Garrett’s critics have argued that a majority of the Senate favors the bank and that the votes of those who want to rein in the agency aren’t needed to confirm its next president.
The White House has agreed to another demand by conservatives by rejecting a push by some on Capitol Hill to instead name former House Financial Services Chairman Spencer Bachus (R-Ala.) to head the bank, and to merely make Garrett a board member. Trump announced his intention to nominate Bachus to serve on the agency’s board in April.
The second White House official said conservatives have made it clear to the White House that they would not support elevating Bachus to Ex-Im president.
"The president stands behind his nomination and is looking forward to his confirmation," White House spokeswoman Natalie Strom said.
Garrett, who once said the agency embodied "the corruption of the free enterprise system," has tried to strike a supportive tone in public comments about the bank this week.
In a letter to Senate Banking Chairman Mike Crapo (R-Idaho), Garrett said he backs the president’s policy of having a "functional" export credit agency but that it needed to be "reformed and modernized as outlined by Congress."
"My job would be to fulfill the administration’s agenda of creating more jobs and helping manufacturing in this country," Garrett told POLITICO in a brief interview at the Capitol. "That’s our agenda."
Garrett’s meetings with lawmakers yielded mixed results.
One of the most closely watched visits was with Sen. Tim Scott (R-S.C.). Scott had previously threatened to oppose Garrett’s nomination without further assurances about his support for the bank. Scott sits on the Senate Banking Committee, which is vetting Garrett’s nomination.

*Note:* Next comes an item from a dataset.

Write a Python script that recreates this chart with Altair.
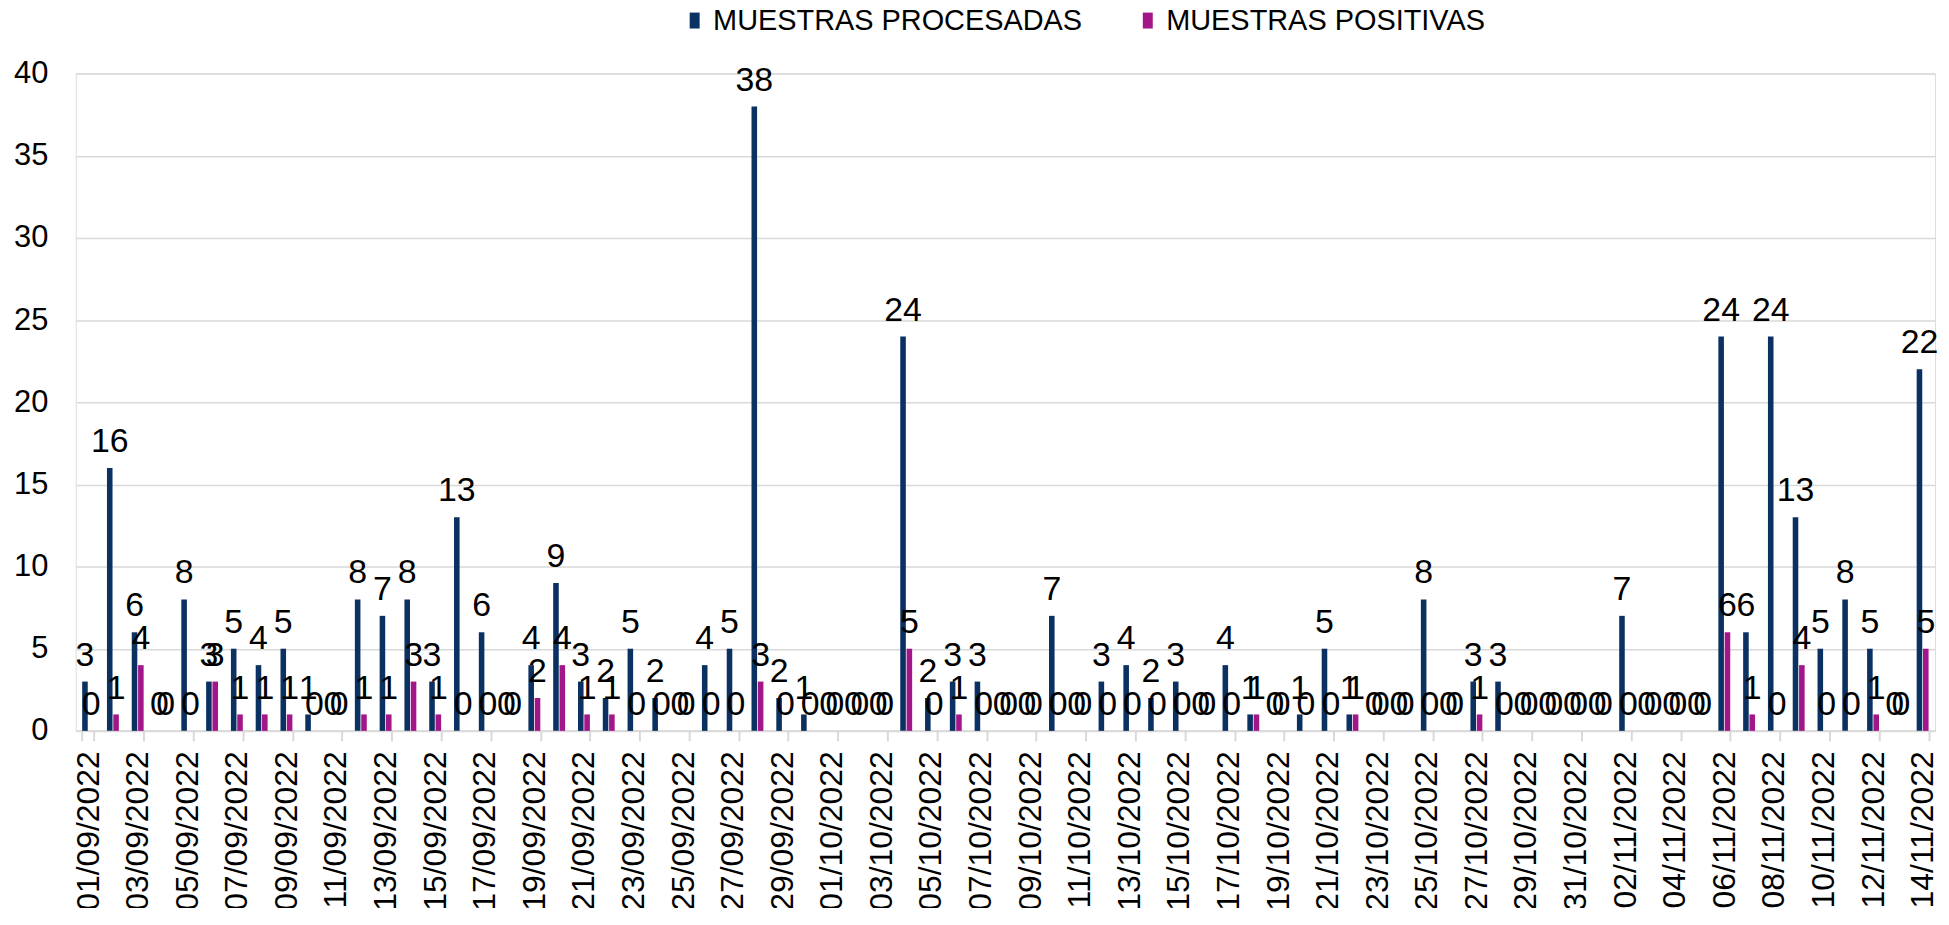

In a statement, Scott said he and Garrett had a "productive" meeting Wednesday but he needed more from the nominee.
"My position has not changed — in order to earn my vote for this position, he needs to make a clear and public statement that he will not seek to dismantle the bank and that he will support its reauthorization," Scott said.
"Mr. Garrett will have that opportunity when he testifies before the Senate Banking Committee, where I will be asking some direct and pointed questions regarding the future of the Bank.”

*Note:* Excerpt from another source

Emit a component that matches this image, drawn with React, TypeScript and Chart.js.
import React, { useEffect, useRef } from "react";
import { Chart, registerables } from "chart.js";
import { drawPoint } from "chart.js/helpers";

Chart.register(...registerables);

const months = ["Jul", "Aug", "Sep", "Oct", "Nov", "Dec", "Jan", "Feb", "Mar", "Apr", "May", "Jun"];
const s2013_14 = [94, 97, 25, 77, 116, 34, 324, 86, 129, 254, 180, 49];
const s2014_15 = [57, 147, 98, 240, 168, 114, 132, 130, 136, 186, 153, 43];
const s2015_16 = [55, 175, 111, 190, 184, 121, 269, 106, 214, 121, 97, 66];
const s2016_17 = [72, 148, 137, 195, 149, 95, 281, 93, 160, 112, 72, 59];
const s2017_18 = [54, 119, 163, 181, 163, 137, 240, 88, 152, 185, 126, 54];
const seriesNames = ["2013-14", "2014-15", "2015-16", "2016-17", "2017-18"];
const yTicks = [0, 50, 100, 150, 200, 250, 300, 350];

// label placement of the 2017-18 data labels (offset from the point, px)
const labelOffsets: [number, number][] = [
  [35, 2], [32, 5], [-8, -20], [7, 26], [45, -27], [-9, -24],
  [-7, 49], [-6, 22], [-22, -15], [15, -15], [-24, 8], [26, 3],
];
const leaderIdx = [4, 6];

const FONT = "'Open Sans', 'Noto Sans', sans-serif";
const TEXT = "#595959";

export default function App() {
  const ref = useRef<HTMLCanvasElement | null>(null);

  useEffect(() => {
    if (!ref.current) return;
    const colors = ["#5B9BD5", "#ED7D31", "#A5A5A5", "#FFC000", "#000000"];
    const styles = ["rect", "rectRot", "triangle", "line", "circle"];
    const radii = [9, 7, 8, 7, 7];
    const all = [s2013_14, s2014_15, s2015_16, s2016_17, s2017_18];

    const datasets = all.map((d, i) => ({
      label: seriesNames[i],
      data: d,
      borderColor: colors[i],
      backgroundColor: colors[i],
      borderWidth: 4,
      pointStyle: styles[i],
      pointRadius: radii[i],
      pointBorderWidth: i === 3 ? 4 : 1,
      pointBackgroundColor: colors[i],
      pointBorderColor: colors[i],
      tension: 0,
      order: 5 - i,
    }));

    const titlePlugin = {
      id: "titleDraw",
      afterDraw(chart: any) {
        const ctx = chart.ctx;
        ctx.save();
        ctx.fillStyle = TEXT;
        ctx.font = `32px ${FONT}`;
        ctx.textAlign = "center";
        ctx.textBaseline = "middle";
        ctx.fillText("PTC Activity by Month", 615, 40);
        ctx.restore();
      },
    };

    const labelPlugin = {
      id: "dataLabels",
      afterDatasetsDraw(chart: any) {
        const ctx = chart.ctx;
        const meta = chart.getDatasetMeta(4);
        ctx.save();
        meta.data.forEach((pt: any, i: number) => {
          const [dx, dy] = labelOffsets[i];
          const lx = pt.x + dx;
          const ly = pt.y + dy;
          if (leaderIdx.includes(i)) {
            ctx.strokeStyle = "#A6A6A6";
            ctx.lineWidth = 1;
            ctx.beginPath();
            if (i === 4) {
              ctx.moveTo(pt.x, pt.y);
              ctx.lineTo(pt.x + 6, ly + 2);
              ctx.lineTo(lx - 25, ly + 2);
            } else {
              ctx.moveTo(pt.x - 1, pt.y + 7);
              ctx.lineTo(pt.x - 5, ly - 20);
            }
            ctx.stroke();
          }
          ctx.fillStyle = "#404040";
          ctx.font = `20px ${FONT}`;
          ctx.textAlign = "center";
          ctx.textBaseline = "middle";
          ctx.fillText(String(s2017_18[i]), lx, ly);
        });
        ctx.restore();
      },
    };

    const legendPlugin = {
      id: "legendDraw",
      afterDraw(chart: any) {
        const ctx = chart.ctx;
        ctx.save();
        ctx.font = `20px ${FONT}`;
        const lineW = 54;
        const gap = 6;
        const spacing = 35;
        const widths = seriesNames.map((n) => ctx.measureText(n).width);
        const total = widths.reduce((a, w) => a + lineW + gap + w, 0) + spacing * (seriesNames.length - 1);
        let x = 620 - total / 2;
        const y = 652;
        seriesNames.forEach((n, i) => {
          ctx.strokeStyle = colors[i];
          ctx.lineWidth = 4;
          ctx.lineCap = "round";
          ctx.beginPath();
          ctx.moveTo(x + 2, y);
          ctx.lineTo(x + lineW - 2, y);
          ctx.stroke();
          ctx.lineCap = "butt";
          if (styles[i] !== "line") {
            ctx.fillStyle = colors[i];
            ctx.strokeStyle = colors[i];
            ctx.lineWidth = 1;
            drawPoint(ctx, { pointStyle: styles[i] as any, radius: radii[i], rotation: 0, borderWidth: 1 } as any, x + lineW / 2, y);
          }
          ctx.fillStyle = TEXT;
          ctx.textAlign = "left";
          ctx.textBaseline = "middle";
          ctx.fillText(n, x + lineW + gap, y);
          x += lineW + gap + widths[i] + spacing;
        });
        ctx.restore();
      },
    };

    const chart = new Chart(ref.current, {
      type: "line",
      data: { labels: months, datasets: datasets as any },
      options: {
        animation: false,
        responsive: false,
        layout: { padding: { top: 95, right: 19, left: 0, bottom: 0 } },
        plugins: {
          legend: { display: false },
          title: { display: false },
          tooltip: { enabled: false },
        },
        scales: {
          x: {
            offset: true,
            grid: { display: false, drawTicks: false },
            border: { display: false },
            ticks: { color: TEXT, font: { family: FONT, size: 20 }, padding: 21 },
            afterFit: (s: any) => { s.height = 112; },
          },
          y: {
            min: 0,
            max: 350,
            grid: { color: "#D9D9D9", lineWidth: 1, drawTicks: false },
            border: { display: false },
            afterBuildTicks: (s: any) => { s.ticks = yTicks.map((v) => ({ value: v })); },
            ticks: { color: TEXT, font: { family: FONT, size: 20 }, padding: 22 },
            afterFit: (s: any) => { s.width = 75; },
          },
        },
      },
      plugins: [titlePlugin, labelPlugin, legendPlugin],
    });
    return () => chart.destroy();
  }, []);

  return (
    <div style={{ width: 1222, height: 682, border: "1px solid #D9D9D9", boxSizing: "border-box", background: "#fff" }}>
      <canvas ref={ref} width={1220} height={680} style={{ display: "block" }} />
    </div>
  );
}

Scott and and his fellow South Carolina Republican senator, Lindsey Graham, are under intense pressure from business groups to oppose Garrett’s nomination. South Carolina is home to plants operated by Boeing and General Electric, two of the most prominent beneficiaries of the agency.
“Scott Garrett as head of #ExIm is a terrible deal for South Carolina,” National Association of Manufacturers President Jay Timmons wrote on Twitter before Garrett’s meeting with Scott. It was just one of a series of tweets aimed at pressuring the state’s lawmakers to oppose the nomination.
Graham told Bloomberg Television last month that he would “try to get the administration to give us a better nominee.”
After meeting with Garrett Wednesday, Sen. Mike Rounds (R-S.D.) told POLITICO he was undecided about whether to support his confirmation.
"It was a good meeting, but I’ve got a lot of due diligence to do yet," he said.
A meeting on Tuesday with Senate Democrats went poorly.
Sources familiar with the discussion said Garrett told the group he was surprised to have been nominated for the post. The senators later said Garrett declined to discuss his personal views about the bank and refused to confirm that he would unequivocally support its reauthorization.
Garrett was vague about what reforms he’d like to see at the agency, the sources said. By the end of the meeting, people were mostly directing questions to Short because Garrett wasn’t giving enough information.
Short told the group — which included Minority Leader Chuck Schumer (N.Y.) and Sens. Heidi Heitkamp (N.D.) and Sherrod Brown (Ohio) — that Garrett needed to be at the bank to get conservatives to support it, the sources said. Short once advocated on behalf of a Koch brothers-backed group to let the bank expire.
"Today’s meeting was bizarre," the Democrats said in a joint statement.